時々連絡を取って元気をもらっているけれど、実は私たちはテレパシーでもやり取りしている。
お互いに用事がある時は相手の想念が来ていることがすぐにわかり、話したい内容が伝わってきたり、お互いを表すアイテムや数字などが物質界に現れる。
彼女は以前会ったとき、夢の中で何度か私とUFOを見たり、乗ったりしていると言っていた。
その彼女が初めて私の夢の中の「かつての実家」に遊びに来てくれた。
「お母さんが大変だから帰らなくちゃ」と言った彼女は、しばらくすると「やっぱり泊まれることになったよ」と言い、私たちは「パジャマパーティーだね!」と喜んだ。
(今更ながら見始めた「けものフレンズ」のサーバルちゃんを見てると、彼女と重なる瞬間がよくある。そんなイメージです)
しばらくワインを飲んだりお菓子をつまんだりしてたら、よーこちゃんが
「出かけよう」
と言った。慌てて身支度を整えて一階に降りて行くと玄関が空いていて、ドアの向こうには見慣れない景色が広がっていた。
それは圧倒的な紫色の世界で、世界中のアメジストを集めてきて作ったような、グランドキャニオンみたいな丘があった。
玄関横で風にゆらりと揺れる見たこともない木は、やはり薄紫色の葉をつけている。
空も風も土も、すべてが様々なトーンの紫色になっているのに不思議とヘンテコには見えず、常識的な景色にも見えた。
すべての彩度を全振りしたようなこの世界と、普通の夢との決定的な違いは「質感」にある。
とにかく「存在感」がものすごい。
気体すらもゼリーのような存在感があるので、目の前に見えているものが固体なのか気体なのか一瞬判別できないこともある。
いつも鮮やかさとその質感によって「またここに来れた」と思うのだ。
その時、「かつての実家」を振り返ると父がトイレから出て来た。
父もまた、薄紫色の服を纏って私を見ていた。
でも、この姿はもしかして...
車の音がしたので外を見ると、よーこちゃんの小さな緑色の車が停まっている。
私は父に「行ってきます」と言い、後部座席に乗り込んだ。
乗ってみて驚いたのは、その狭さ。あれ、車ってこんなに狭かったっけ?
そう思った時、運転席にいたよーこちゃんが運転席をぐるりと回転させ、私と向き合う形になった。
「さっちゃんこれ乗るの久しぶりだから、忘れてるかな?」
と言うや否や、私たちが向かい合って座っている「乗り物」が物凄いスピードで動き出した。

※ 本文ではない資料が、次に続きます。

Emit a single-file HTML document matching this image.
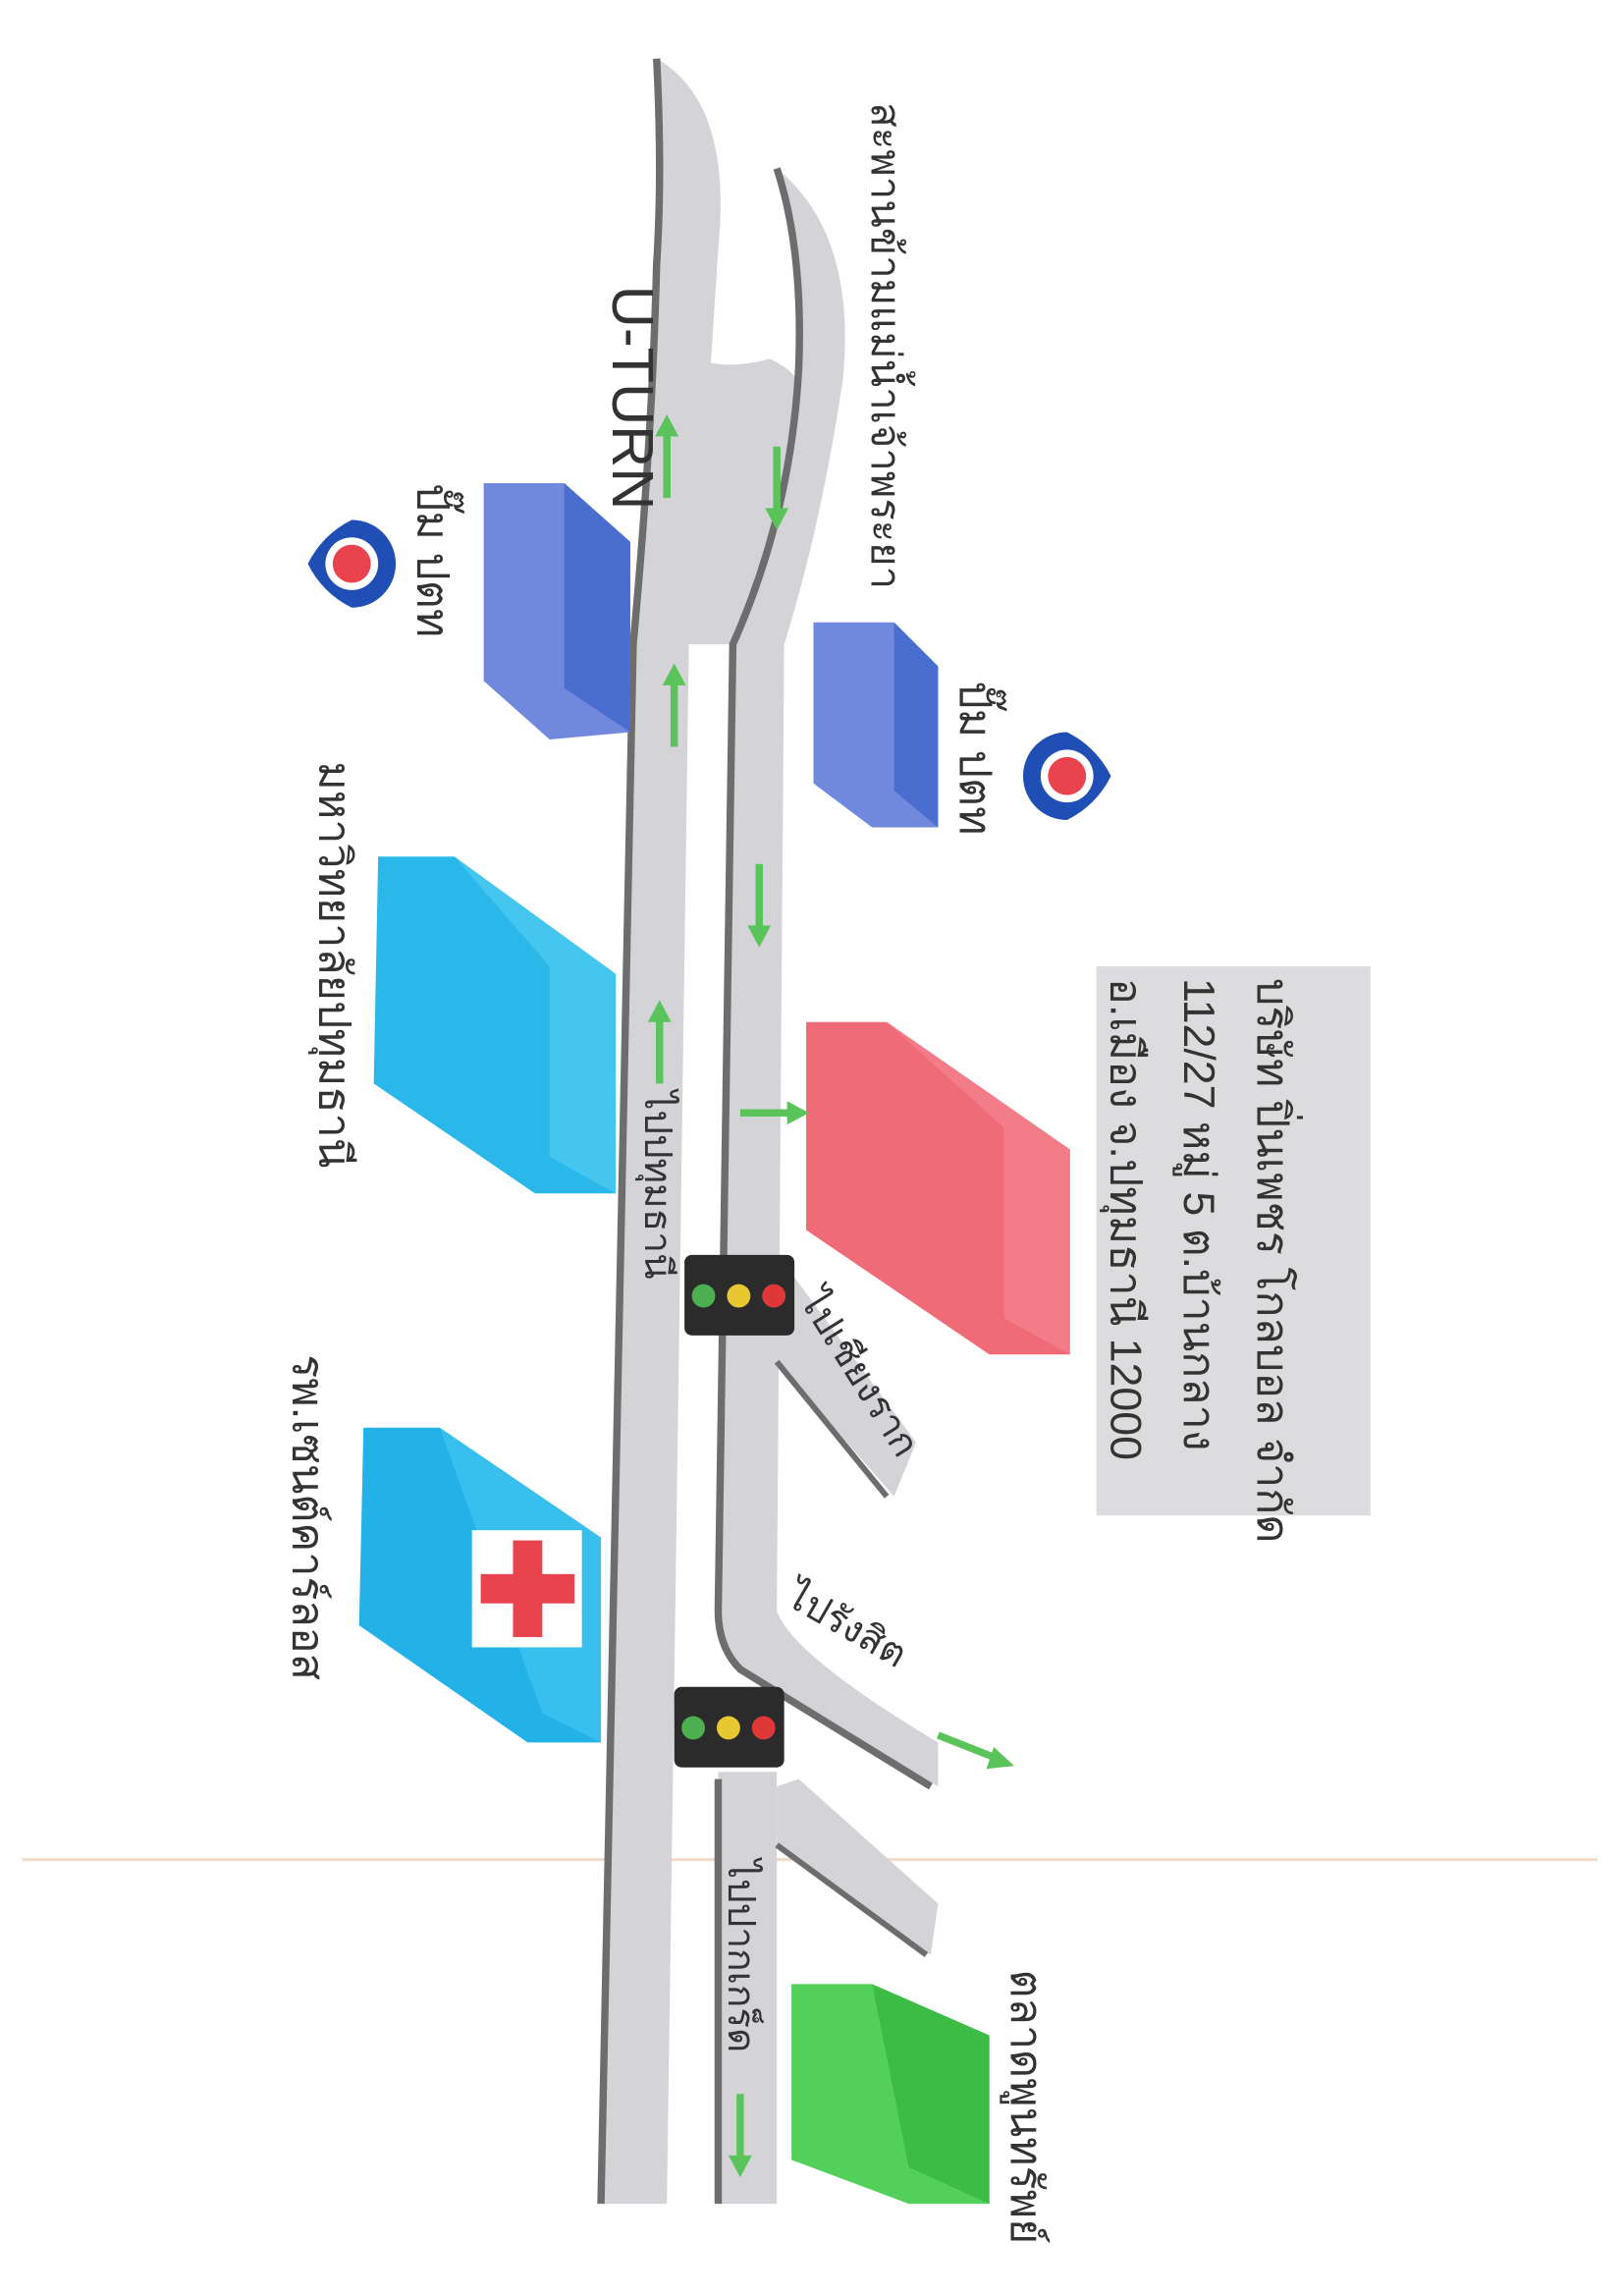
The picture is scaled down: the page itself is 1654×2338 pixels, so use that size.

まるでつるつる滑っているかのような走り心地で、どこが「前」なのか、どこに向かっているのか、よーこちゃんがどうやって操縦しているのかもわからない。
「この世界のことって、よく忘れちゃうよねー」
と、よーこちゃんが「わかるわかる」と頷いていた。
ようやくこの乗り物に慣れてきた頃、
「さっちゃんのお父さん、この星の人だったんだね。すごく背が高かったねぇ」
と言われ、先ほどの父の姿を思い出した。
薄紫色の服を纏った父の頭は、髪なのか帽子なのかわからないけれど黄色で、体型が地球人のそれではなかったのだ。
もともと割とシュッとした体型ではあったけど、とても顔が小さく、首が長く、体が細長い体型になっていた。
それを見て私がどう思ったかというと
「ああ、お父さんって本当はこうなのか」
となぜだかホッとしたのである。
長年夢に現れる「かつての実家」は、もしかしたら「本当の姿の父」の家なのかもしれない。
その家は私が「またここに来れた」と認識している世界の、実家の住所に建っている。
つまり、死によって離れ離れになった父と母は、時空を超えて同じ場所で暮らしているのである。
変わらずに、愛し合ったままで。